→ Exercise details:
Take the lines from the top down to and including the one with "import pandas as pd" and repeat them exactly. Omit images.
——————————
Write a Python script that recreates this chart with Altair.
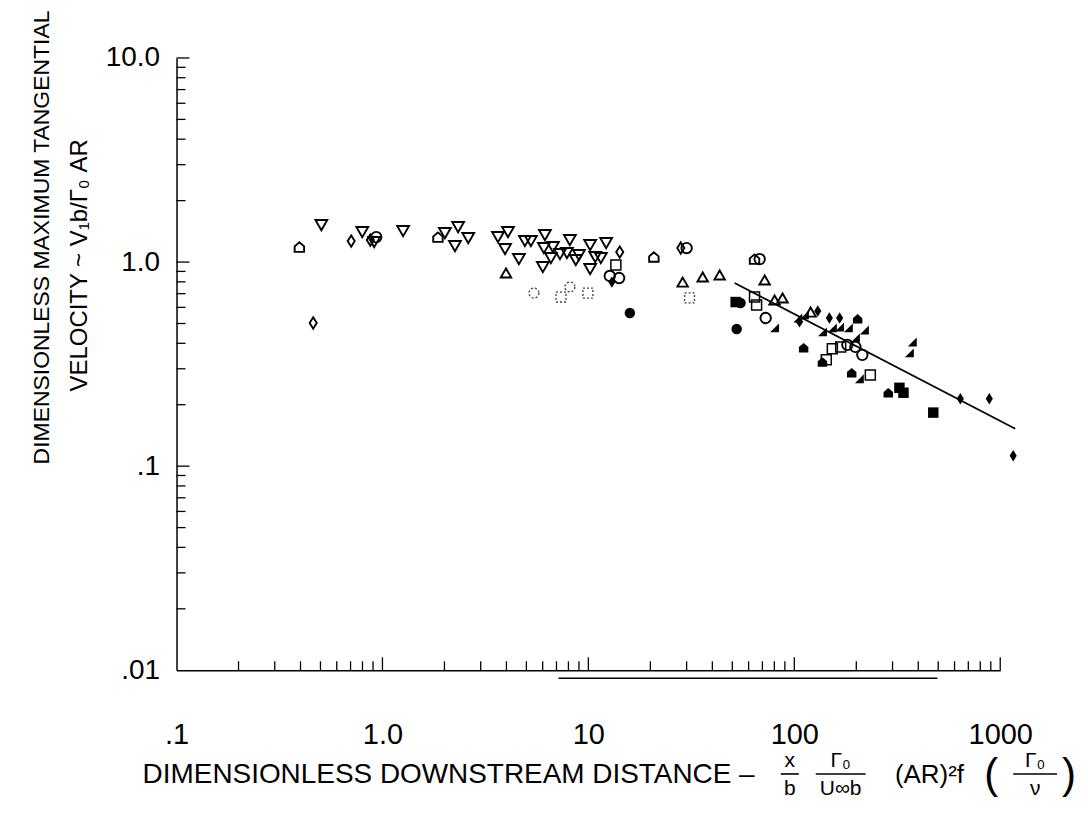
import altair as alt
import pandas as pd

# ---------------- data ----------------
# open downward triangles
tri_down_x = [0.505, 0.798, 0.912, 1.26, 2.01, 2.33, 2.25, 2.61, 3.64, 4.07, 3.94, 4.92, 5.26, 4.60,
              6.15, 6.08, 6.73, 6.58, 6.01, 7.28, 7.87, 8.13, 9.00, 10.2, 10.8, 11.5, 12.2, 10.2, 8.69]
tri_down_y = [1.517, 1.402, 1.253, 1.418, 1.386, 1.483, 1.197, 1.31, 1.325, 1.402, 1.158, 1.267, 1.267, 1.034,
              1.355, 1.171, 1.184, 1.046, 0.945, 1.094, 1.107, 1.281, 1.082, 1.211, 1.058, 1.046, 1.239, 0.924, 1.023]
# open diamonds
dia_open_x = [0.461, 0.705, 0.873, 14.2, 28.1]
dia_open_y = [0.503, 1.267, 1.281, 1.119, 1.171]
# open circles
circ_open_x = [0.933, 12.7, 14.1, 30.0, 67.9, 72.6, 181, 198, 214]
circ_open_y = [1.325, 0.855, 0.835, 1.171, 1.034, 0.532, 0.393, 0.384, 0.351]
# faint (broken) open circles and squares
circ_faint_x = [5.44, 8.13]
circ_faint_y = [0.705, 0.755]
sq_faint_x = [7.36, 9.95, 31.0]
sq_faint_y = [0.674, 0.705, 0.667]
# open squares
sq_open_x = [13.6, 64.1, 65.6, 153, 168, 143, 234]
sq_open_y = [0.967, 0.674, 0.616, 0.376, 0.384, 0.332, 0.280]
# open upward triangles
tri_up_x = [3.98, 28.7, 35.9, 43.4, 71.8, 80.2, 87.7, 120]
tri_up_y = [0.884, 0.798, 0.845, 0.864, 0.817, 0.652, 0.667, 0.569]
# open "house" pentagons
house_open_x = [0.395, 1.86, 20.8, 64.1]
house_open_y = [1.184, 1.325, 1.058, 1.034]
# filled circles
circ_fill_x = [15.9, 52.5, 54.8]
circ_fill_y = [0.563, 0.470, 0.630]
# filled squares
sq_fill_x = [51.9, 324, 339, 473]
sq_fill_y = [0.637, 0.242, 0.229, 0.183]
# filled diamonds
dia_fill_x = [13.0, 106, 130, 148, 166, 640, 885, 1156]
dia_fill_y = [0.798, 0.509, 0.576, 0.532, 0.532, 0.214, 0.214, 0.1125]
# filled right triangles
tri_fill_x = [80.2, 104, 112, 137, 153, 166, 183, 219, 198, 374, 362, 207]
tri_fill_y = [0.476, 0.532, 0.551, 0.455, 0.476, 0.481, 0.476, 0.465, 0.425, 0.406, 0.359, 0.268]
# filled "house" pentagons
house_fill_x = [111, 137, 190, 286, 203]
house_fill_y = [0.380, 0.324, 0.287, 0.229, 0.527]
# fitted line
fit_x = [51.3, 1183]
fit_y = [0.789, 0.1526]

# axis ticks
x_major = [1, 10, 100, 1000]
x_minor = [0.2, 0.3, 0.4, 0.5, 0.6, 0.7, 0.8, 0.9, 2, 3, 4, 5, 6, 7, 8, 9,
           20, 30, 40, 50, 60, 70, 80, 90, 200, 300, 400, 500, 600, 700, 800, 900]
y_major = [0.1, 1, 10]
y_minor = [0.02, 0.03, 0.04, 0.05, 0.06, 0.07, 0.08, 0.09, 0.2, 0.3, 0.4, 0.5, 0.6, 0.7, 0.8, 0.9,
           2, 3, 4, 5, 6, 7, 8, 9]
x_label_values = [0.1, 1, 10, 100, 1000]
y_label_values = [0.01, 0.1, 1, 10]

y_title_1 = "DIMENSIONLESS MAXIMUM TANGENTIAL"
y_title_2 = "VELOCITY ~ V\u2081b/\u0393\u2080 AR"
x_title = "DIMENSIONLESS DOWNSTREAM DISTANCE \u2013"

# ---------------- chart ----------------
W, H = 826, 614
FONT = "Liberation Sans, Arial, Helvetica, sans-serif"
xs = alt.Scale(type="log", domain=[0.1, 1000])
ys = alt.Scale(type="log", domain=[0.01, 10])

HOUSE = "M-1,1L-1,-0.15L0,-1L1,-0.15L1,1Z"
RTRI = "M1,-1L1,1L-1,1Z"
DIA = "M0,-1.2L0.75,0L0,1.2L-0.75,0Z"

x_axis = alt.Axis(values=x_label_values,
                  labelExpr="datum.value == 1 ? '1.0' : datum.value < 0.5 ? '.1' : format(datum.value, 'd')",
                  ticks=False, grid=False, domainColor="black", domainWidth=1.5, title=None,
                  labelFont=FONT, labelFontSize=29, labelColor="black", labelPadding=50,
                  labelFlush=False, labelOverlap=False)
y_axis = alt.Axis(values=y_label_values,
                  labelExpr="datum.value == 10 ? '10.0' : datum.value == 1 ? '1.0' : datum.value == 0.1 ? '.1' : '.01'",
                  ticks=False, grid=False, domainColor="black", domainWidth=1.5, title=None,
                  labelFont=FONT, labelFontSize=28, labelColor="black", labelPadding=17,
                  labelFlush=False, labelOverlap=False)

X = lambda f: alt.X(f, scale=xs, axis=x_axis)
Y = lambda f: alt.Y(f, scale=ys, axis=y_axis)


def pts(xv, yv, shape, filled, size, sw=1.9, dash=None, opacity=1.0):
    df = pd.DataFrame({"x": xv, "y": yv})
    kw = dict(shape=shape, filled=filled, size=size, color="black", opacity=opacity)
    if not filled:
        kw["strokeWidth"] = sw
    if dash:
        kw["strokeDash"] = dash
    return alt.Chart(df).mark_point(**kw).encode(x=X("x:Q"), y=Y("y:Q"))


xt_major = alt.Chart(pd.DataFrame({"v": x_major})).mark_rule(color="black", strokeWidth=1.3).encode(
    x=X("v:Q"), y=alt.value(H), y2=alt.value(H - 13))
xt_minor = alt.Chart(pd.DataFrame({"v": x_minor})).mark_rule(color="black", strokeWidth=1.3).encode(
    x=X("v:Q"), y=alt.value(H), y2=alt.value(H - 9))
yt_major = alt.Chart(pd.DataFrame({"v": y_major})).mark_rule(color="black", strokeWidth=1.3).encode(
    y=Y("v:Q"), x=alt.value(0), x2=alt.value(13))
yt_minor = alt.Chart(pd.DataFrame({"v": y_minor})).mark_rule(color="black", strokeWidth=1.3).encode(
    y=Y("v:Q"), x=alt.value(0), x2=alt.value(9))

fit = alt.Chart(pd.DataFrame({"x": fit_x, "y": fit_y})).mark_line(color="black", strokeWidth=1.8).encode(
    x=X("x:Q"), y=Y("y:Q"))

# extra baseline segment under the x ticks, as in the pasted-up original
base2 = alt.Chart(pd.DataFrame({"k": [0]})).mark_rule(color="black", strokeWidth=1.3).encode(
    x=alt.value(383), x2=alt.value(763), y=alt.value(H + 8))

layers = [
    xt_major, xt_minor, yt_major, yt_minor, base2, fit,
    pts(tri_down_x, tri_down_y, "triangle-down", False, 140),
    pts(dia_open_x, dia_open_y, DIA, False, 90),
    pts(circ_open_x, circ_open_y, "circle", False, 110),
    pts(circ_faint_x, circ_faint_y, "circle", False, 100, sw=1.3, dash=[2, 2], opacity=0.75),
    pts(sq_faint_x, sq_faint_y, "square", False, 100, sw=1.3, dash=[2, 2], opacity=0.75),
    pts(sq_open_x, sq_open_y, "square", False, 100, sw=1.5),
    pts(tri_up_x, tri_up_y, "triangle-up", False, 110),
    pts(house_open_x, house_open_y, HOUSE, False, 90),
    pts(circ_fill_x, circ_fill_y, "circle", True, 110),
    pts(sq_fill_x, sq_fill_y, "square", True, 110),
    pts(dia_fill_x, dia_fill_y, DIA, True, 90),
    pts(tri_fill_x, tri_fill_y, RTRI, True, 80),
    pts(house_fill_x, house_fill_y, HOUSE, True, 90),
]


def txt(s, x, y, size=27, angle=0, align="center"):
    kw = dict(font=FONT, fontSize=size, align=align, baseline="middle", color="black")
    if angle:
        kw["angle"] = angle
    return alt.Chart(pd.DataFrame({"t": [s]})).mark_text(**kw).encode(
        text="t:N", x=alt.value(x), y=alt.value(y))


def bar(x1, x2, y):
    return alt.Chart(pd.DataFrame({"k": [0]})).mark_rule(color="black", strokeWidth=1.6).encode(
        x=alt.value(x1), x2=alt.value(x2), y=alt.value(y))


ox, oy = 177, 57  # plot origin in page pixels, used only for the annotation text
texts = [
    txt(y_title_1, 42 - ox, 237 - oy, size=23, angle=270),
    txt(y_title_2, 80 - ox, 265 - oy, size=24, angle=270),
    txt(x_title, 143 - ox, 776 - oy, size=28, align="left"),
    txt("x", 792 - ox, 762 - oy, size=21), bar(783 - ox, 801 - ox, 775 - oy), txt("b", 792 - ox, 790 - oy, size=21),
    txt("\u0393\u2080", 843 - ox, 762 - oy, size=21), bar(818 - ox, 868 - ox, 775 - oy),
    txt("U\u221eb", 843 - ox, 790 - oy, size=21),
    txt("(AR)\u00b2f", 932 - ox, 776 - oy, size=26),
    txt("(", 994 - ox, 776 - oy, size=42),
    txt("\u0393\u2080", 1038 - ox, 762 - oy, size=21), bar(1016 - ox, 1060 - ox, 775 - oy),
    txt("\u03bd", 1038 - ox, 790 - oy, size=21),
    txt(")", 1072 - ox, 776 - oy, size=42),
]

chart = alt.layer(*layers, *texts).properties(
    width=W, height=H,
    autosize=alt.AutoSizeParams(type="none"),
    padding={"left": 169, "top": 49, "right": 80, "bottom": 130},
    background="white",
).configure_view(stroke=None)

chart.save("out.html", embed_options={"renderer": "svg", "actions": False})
——————————
→ Solution to this task:
Write a Python script that recreates this chart with Altair.
import altair as alt
import pandas as pd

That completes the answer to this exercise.